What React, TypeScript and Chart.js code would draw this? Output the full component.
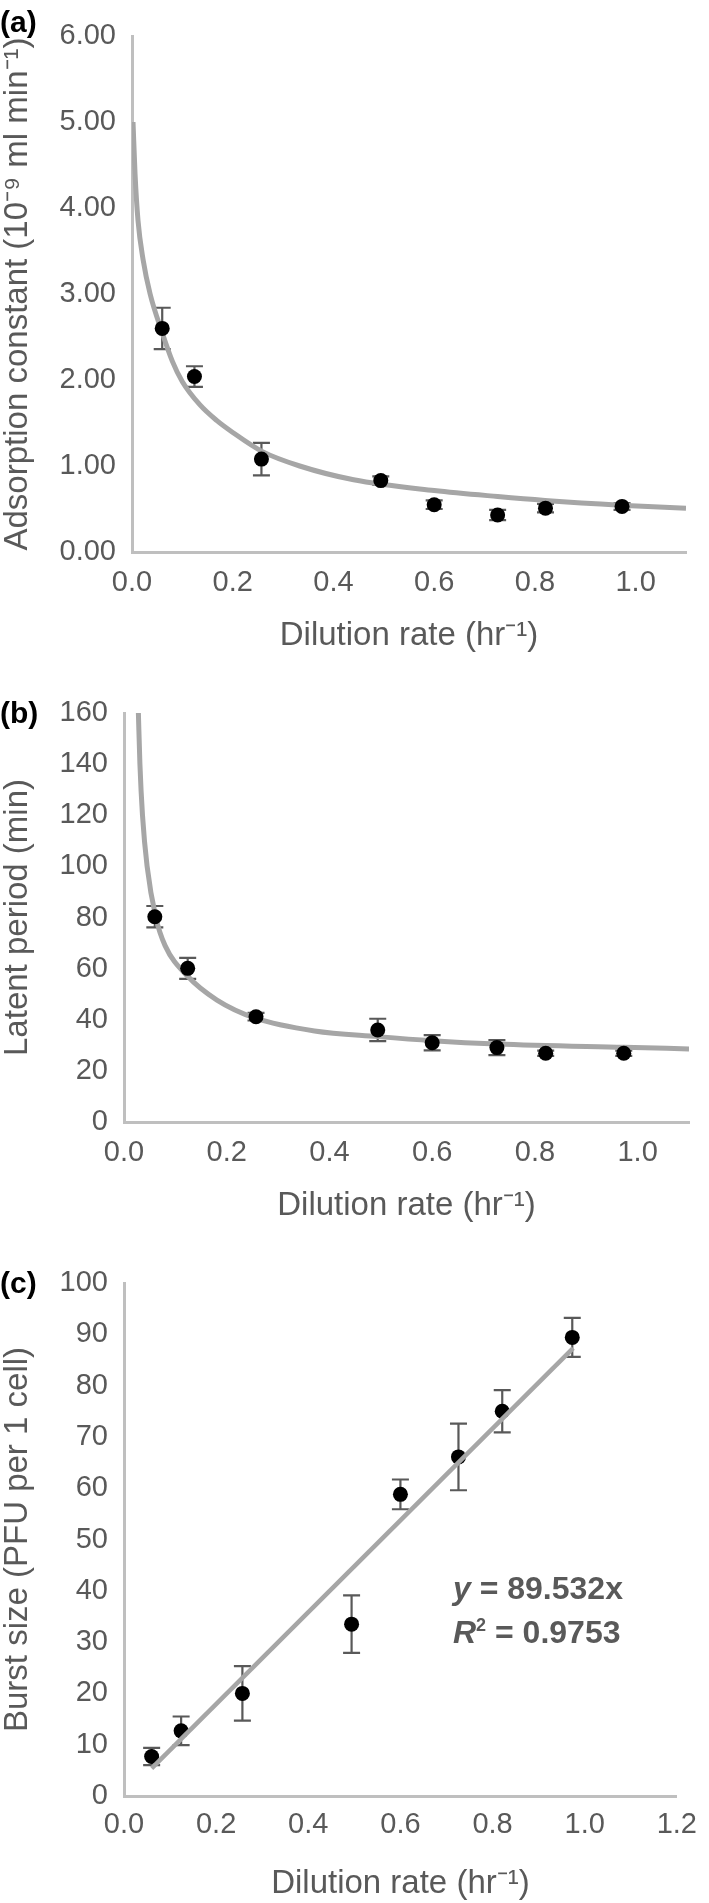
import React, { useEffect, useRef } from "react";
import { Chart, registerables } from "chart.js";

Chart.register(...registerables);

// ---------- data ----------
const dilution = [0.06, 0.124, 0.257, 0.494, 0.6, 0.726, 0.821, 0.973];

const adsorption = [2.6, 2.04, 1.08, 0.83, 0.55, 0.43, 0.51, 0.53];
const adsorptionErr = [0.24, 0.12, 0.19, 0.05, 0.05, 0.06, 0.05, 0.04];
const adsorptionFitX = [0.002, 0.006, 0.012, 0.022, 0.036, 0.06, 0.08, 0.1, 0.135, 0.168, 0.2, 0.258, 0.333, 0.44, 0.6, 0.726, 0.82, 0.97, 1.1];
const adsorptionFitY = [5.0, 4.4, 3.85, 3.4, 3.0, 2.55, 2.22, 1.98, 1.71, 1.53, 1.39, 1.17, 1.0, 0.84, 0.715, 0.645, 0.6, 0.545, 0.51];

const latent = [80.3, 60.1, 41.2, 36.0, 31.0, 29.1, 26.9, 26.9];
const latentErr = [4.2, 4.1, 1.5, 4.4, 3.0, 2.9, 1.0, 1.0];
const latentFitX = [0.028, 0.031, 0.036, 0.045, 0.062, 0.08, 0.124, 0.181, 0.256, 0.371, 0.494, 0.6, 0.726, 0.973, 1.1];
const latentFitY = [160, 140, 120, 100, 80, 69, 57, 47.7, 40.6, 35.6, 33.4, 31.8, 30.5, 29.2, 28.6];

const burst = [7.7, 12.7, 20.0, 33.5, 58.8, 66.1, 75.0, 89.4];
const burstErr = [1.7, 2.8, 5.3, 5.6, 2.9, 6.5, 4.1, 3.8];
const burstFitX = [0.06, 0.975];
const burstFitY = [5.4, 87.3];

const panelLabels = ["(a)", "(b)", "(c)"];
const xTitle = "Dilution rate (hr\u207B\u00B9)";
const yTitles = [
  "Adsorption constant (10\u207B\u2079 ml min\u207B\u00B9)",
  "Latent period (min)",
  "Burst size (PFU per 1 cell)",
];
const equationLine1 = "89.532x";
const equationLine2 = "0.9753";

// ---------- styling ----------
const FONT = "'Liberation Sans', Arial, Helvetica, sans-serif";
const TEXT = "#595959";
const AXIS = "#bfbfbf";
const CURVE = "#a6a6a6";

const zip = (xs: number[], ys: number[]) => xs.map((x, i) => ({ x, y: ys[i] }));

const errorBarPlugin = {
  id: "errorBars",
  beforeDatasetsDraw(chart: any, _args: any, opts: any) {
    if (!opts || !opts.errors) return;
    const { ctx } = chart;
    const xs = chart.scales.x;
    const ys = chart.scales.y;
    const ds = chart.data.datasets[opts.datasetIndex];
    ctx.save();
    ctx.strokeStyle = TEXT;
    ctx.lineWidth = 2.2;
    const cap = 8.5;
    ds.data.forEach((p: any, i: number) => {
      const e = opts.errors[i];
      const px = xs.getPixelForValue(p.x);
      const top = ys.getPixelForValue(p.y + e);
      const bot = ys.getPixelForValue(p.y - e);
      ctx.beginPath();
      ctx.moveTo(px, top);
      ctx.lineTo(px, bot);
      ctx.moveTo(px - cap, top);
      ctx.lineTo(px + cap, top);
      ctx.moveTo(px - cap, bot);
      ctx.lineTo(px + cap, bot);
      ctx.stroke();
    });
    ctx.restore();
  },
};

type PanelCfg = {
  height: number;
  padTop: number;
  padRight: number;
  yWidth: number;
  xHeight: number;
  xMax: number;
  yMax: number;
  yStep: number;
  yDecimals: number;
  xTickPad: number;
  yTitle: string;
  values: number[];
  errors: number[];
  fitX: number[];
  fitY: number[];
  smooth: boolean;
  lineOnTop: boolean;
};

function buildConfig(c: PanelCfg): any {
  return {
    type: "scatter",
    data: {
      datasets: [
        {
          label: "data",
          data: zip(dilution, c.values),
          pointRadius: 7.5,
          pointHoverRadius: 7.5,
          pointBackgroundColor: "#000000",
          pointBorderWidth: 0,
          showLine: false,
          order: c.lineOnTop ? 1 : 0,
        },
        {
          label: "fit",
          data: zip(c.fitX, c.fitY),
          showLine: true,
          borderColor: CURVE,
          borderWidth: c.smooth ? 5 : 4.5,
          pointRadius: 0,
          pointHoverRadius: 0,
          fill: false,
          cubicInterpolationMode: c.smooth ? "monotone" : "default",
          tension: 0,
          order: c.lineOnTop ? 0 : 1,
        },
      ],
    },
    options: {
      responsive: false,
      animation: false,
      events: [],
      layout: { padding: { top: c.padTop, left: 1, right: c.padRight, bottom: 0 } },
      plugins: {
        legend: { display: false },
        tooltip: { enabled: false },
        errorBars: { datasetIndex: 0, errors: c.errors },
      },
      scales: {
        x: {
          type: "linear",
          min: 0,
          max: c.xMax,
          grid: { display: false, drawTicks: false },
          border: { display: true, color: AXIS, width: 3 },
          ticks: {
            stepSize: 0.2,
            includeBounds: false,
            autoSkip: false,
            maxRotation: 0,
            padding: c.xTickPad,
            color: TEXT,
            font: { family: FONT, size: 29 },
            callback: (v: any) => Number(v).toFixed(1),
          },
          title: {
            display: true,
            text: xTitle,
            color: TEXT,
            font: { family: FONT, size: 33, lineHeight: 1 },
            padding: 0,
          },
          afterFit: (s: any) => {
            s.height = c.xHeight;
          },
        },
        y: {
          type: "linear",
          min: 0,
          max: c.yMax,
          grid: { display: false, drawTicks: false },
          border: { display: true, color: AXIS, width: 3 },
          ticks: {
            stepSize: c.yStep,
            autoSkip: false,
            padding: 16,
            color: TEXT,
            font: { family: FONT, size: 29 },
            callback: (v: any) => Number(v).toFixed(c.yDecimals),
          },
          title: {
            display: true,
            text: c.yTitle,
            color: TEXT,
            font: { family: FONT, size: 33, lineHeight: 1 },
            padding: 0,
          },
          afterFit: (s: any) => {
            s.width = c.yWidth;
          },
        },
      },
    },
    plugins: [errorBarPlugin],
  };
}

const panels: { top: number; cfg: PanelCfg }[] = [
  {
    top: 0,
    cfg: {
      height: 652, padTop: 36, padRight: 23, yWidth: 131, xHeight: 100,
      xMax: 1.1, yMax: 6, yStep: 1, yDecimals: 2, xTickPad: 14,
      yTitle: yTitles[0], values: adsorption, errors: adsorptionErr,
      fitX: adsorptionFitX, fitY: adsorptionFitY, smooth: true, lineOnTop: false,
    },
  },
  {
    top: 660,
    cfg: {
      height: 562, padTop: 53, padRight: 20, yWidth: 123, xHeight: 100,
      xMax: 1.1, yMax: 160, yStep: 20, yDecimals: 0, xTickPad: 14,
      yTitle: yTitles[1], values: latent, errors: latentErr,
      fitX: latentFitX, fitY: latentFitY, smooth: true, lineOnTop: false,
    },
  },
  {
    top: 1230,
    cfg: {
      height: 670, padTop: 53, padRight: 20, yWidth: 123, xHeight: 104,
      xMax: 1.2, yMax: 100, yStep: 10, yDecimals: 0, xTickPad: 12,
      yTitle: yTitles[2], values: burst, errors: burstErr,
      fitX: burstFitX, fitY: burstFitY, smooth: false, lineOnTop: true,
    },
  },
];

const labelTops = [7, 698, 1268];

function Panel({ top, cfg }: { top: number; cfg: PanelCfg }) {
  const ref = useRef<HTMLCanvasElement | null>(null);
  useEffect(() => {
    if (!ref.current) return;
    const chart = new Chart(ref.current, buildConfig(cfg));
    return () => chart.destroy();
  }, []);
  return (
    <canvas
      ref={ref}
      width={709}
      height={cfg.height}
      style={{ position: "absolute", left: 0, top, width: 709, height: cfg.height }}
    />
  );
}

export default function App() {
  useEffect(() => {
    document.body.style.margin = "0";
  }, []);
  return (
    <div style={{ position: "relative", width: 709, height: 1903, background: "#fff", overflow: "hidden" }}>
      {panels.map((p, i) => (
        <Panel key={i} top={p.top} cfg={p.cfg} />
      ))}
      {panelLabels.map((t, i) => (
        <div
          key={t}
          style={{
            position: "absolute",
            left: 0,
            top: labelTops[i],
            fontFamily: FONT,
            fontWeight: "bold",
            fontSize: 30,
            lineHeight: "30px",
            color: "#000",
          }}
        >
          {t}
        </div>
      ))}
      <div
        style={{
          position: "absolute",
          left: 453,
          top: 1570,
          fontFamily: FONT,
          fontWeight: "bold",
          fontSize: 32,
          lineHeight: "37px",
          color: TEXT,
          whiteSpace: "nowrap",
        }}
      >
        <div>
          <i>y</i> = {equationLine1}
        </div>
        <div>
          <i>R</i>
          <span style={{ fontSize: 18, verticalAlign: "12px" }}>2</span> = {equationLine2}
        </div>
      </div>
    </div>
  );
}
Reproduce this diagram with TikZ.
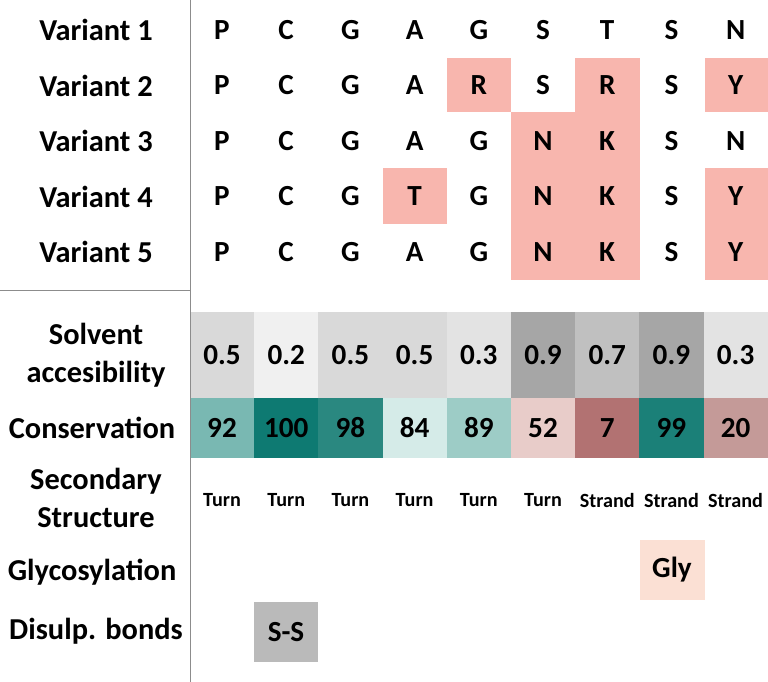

Directions for this task -
Exactly as they appear, print the lines of the listing above from its first line through the line that contains "0.726, 0.821, 0.973];", minus the pictures.

Finished answer -
What React, TypeScript and Chart.js code would draw this? Output the full component.
import React, { useEffect, useRef } from "react";
import { Chart, registerables } from "chart.js";

Chart.register(...registerables);

// ---------- data ----------
const dilution = [0.06, 0.124, 0.257, 0.494, 0.6, 0.726, 0.821, 0.973];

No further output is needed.